I did get a bit of encouragement and understanding from, of all places, my mother-in-law.  Save the jokes – I absolutely adore this woman.  We just celebrated her 82nd birthday a few weeks ago, and this lady hasn’t missed a step.

I was helping her with a mouse problem.  I was setting traps and cleaning cupboards, bemoaning my situation when she put some things into perspective for me.

“It doesn’t matter what you choose to do,” she said. “There will never be enough time for everything and if you start worrying about, you’ll spend more time worrying than actually doing.”

She went on to tell me about when she switched careers at age 48, “just as a temporary situation.” My father in law was struggling to earn enough to support the family (he was 50, mind you) and she went from a part-time accounting job to a full-time accounting and human resources job for a local property development company.  It was just supposed to tie them over for a little while.  She stayed almost 30 years. She retired at 73.

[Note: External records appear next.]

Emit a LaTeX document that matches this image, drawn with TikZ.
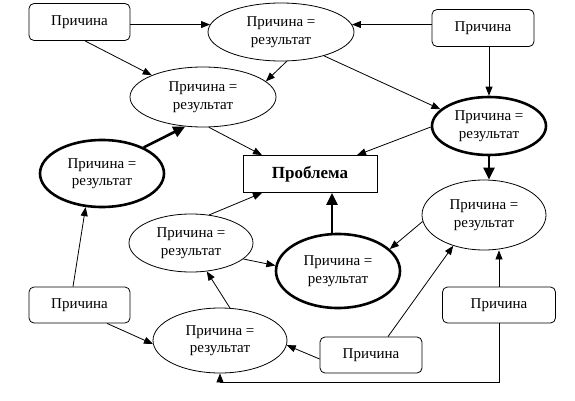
\documentclass[tikz,border=0pt]{standalone}
\usepackage{fontspec}
\setmainfont{Liberation Serif}
\usetikzlibrary{shapes.geometric,arrows.meta}
\begin{document}
\begin{tikzpicture}[x=1pt,y=-1pt,
  every node/.style={font=\fontsize{15}{17.5}\selectfont, align=center, inner sep=0pt},
  cause/.style={draw, rounded corners=5pt, minimum height=37pt, line width=0.8pt},
  eff/.style={draw, ellipse, line width=0.8pt},
  key/.style={draw, ellipse, line width=2.6pt},
  arr/.style={-{Triangle[length=9pt,width=7pt]}, line width=0.8pt},
  thickarr/.style={-{Triangle[length=12pt,width=11pt]}, line width=2.6pt},
]
\useasboundingbox (0,0) rectangle (575,401);
% causes
\node[cause, minimum width=101pt] (c1) at (79.5,22) {Причина};
\node[cause, minimum width=102pt] (c2) at (483,28) {Причина};
\node[cause, minimum width=101pt, minimum height=36pt] (c3) at (79.5,305) {Причина};
\node[cause, minimum width=102pt, minimum height=36pt] (c4) at (371,355) {Причина};
\node[cause, minimum width=113pt, minimum height=36pt] (c5) at (499,305) {Причина};
% problem
\node[draw, line width=0.8pt, minimum width=134pt, minimum height=37pt, font=\fontsize{17}{20}\selectfont\bfseries] (prob) at (310,174) {Проблема};
% ellipses
\node[eff, minimum width=146pt, minimum height=58pt] (e1) at (281,32) {Причина =\\результат};
\node[eff, minimum width=146pt, minimum height=60pt] (e2) at (203,97) {Причина =\\результат};
\node[key, minimum width=124pt, minimum height=67pt] (e3) at (102,173.5) {Причина =\\результат};
\node[key, minimum width=114pt, minimum height=58pt] (e4) at (489,126) {Причина =\\результат};
\node[eff, minimum width=124pt, minimum height=70pt] (e5) at (484,215) {Причина =\\результат};
\node[eff, minimum width=124pt, minimum height=58pt] (e6) at (191,243) {Причина =\\результат};
\node[key, minimum width=124pt, minimum height=74pt] (e7) at (338,271) {Причина =\\результат};
\node[eff, minimum width=134pt, minimum height=65pt] (e8) at (220,340.5) {Причина =\\результат};
% connectors
\draw[arr] (c1.east |- e1.174) -- (e1.174);
\draw[arr] ([xshift=5.5pt]c1.south) -- (e2.157);
\draw[arr] (e1.281) -- (e2.14);
\draw[arr] (c2.west |- e1.6) -- (e1.6);
\draw[arr] (e4.north |- c2.south) -- (e4.north);
\draw[arr] (e1.331) -- (e4.161);
\draw[arr] (e2.281) -- ([xshift=-48pt]prob.north);
\draw[thickarr] (e3.32) -- (e2.239);
\draw[arr] (e4.181) -- ([xshift=47pt]prob.north);
\draw[thickarr] (e4.south) -- (e4.south |- e5.north);
\draw[thickarr] ([xshift=-6pt]e7.north) -- ([xshift=-6pt]e7.north |- prob.south);
\draw[arr] (e6.57) -- ([xshift=-48pt]prob.south);
\draw[arr] (e6.343.5) -- (e7.175.5);
\draw[arr] (e5.186) -- (e7.23);
\draw[arr] ([xshift=-6.5pt]c3.north) -- (e3.244);
\draw[arr] ([xshift=27.5pt]c3.south) -- (e8.183);
\draw[arr] (e8.73) -- (e6.299.5);
\draw[arr] ([yshift=-4pt]c4.west) -- (e8.356.5);
\draw[arr] ([xshift=17pt]c4.north) -- (e5.225);
\draw[arr] (c5.north) -- (c5.north |- e5.south);
\coordinate (corner) at (c5.south |- 0,382);
\draw[arr] (c5.south) -- (corner) -| (e8.south);
\end{tikzpicture}
\end{document}
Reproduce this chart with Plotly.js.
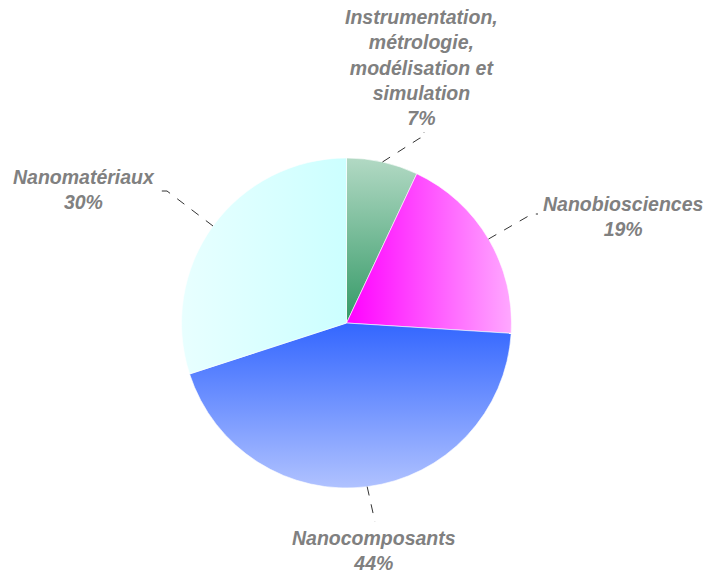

Her point to me was that life will never give you exactly what you want, and if you spend all your time worrying about it, you’ll waste what precious time you have.  “Do what you need first, do what you want second, and don’t waste time on the rest of it.”

She’s a sharp cookie, that one.  And I hope she lives to be 120.  At the rate she’s going, she might do just that.  And I hope I live to be old enough to be there with her.

I applied her advice, stopped worrying about how much time I didn’t have and focused on the time I did have.  I got 2 hours of quality writing on a new novel done. It’s still not as much time as I would like ideally, but it’s better than thinking I didn’t have enough time at all. I wrote faster, too, because I wasn’t worried about the other things I should be doing.  For too long, now, I’ve treated my writing time as though it were an intrusion into other things.  I kept fussing about how it was important to me, but I hadn’t really given that time the priority it needed.  Attitude adjustment.  Long overdue.

I look forward to greater productivity from hence forth.